I’ve been enjoying the touring that we’ve done so far and I’m looking forward to more, but I know that there will be a time in the pretty near future where I’m frustrated and burnt out and want to go home, because that’s pretty much always what happens. Touring takes you away from everything in your life. And it takes it me away from what I consider to be my real craft and what’s important to me, which is actually working on music and writing and making records. That’s what I’m best at too. It’s tough and frustrating for me to be away from that as long as I have to be.
I really do want to make a solo record. But I’m not super concerned about the timing of it. I’ve already released a lot of singles as Flock of Dimes, mostly because I felt very strongly that those songs were singles. They did not feel to me like a cohesive record. They were written in very different ways and felt like a collection of singles.
I don’t want to rush into anything, though. When I release a solo record, I want it to be as good as I think that it can be. I’m going to take my time with it. But that’s the next thing. It’s sort of already on my horizon. I’m trying to write with an eye towards that.
And Jon [Ehrens] from Dungeonesse and I are always working on stuff together. We’re not sure what will come of it. Before that [first] record came out, we were just always working on tracks for fun, and we continue to do that. So, we’re working on some stuff, but who knows where that will go, if anywhere.
What’s been your response to fans’ reactions to the s new sound?

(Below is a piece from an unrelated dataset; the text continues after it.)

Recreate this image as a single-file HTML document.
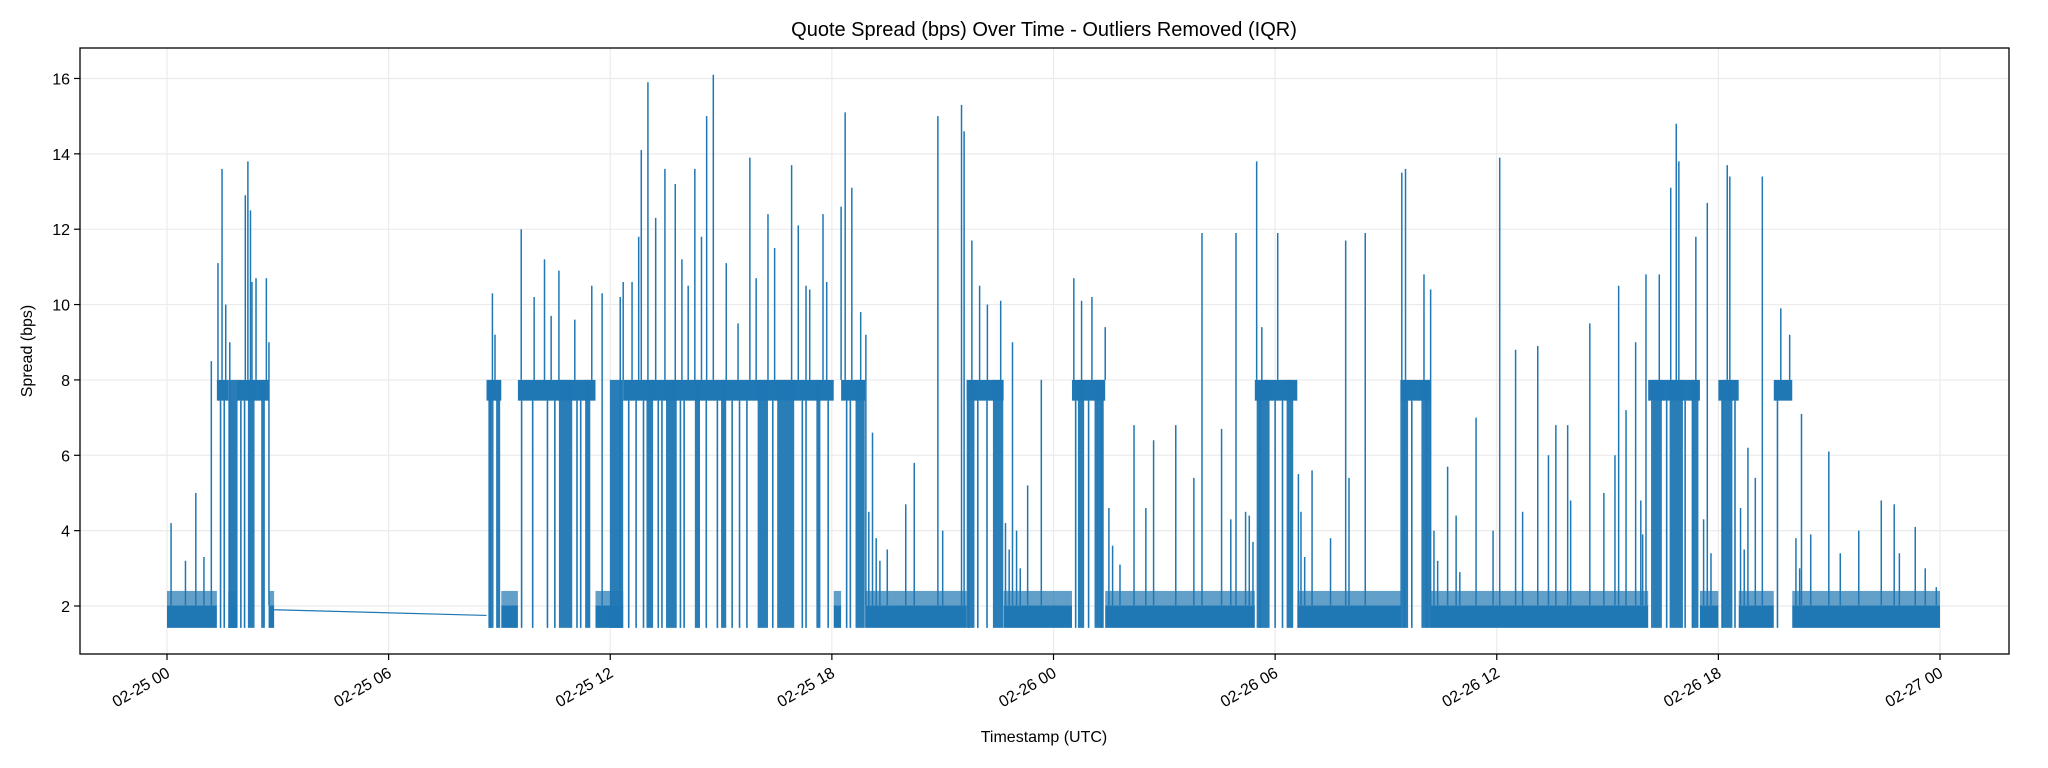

Have you noticed a change as people have heard Shriek?
This record, as any record in the world, is not going to be everybody’s piece of cake, which is fine, because that’s normal. But I’ve seen very little negative backlash from the people who have enjoyed the kind of music that we’ve made in the past, because I think that once people hear it, they realize that, for the most part, the foundation of what we’ve always done is still very much intact.
Aesthetics have never really been the point of the band, nor have they been the focus. The whole guitar thing got really out of hand. It was never a fundamental part of what we considered Wye Oak to be about. It was always our mission to create soundscapes that were in the service of the songs themselves. It was a songwriting vehicle first and foremost. Period. But I think that it was very easy for people to get distracted by it. I guess that I should take it as a compliment. People like my guitar playing – that’s cool. But it was never the thing.

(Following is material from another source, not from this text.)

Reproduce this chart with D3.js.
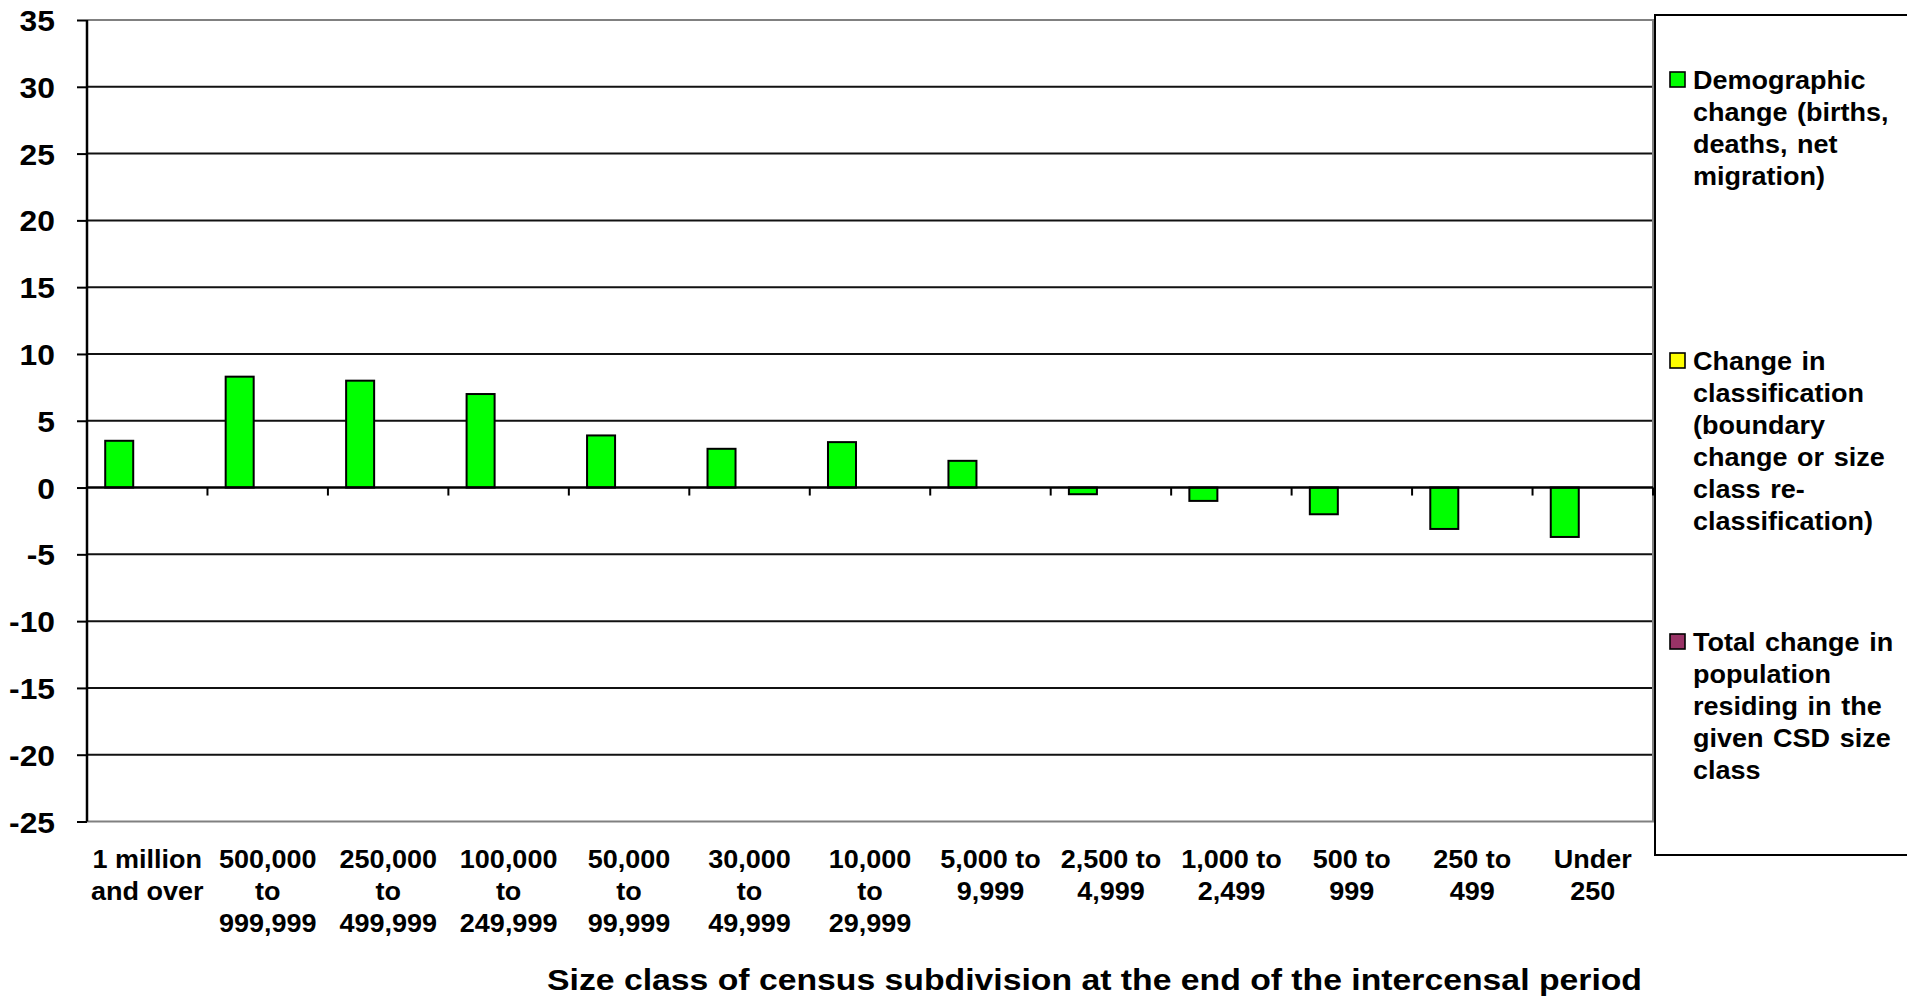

There was a lot of negative energy before the record was released. There were people like, “This is gonna suck for sure!” But, by and large, most of the people who like the kind of songwriting that we do and have done have liked the record, because I think that it’s the best collection of songs that we’ve ever made. The guitar – or lack thereof – has very little to do with it as far I’m concerned. [Laughs]. If you’re on board with the initial concept of “It’s a songwriting vehicle and the songs sound different from one another based on what the songs are,” then people tend to be on board the the songs.
People tend to oversimplify. It’s the way of publicity in general, which I find sort of entertaining, but also unfortunate. Things are hyper-simplified for easy public consumption, Like, “She hated guitar! So she played the bass!” Well, in reality, I played just as much keyboard on this record, and I wrote some of the songs on a drum loop. Some of them were based on the bass stuff, but Andy and I shared instrumental duties for the entire record. I’m playing bass a lot on stage, but there’s not a piece of this record that doesn’t have my fingerprints on it, and same goes for Andy. It’s very much a shared enterprise. But it’s harder to put that into a concise paragraph than it is to say, “She switched from guitar to bass.” [Laughs] That’s understandable, I guess.
What is the onstage approach for this tour? Are you reconfiguring old songs? Is your guitar making the trip?
Oh, the guitar is still very much a part of our show. We’re playing old songs. What my set up has become is a three-pronged situation: I’ve got bass, I’ve got guitar, and I’ve got keyboard in a little semicircle, so I can bounced around between those three things depending on what we’re playing. The old songs are very much the arrangements that they have always been, because that’s how they were designed to be, just as the new songs are very much designed the way that they are.
It’s a lot more rewarding for me with the additional variety of instruments. And, from a future perspective, the writing that I do down the line won’t necessarily be limited by what our live set-up is. Which is great. It’s super freeing. However I write a song and however it ends up sounding, there will be a way to communicate it.
Has Wye Oak ever considered enlisting a third person? You two work harder than –
Than we have to? Yeah. [Laughs] We’ve definitely considered it, but we both feel really strongly that if we were to bring another person in, it wouldn’t be Wye Oak. It would have to be a different band. That particular limitation is such a fundamental part of how this band was conceived. It’s always been so essential to not just the way we sound on record, but to how we perform. It wouldn’t feel like the same thing. We both feel pretty strongly that, for better and for worse, it’s just the two of us. But there’s a lot that we can do with just the two of us, and we’re still feeling like we can explore things and continue to find that we’re not limited by it.
What was the No Other tour experience like for you?
That was a blast. I had such a good time on that tour. I actually think that the DC show was a real highlight for me too. Something about that night just really felt great.
I had gotten a call from Alex [Scally] from Beach House back last October and he mentioned the project. It sounded really funny. I mean, I relish any opportunity to collaborate with people that I respect, friends especially. It sounded like a really good time. And it turned out to be exactly what I was and expecting, which was this delightful, ego-free celebration of this great record, and a celebration of great music and friendship. There was a lot of hard work that went into bringing something like that together, but it’s such a close knit group of people. Even the new faces that weren’t necessarily Baltimore people were fast friends. Everyone just treasured the experience. It was a very special thing – you don’t really get to do something like that ever. Nobody gets to go on tour with a fifteen-piece band and play this music that’s very much of an era. It’s very powerful music and lot of people have very intense emotional connections to it. It was really an honor to do it.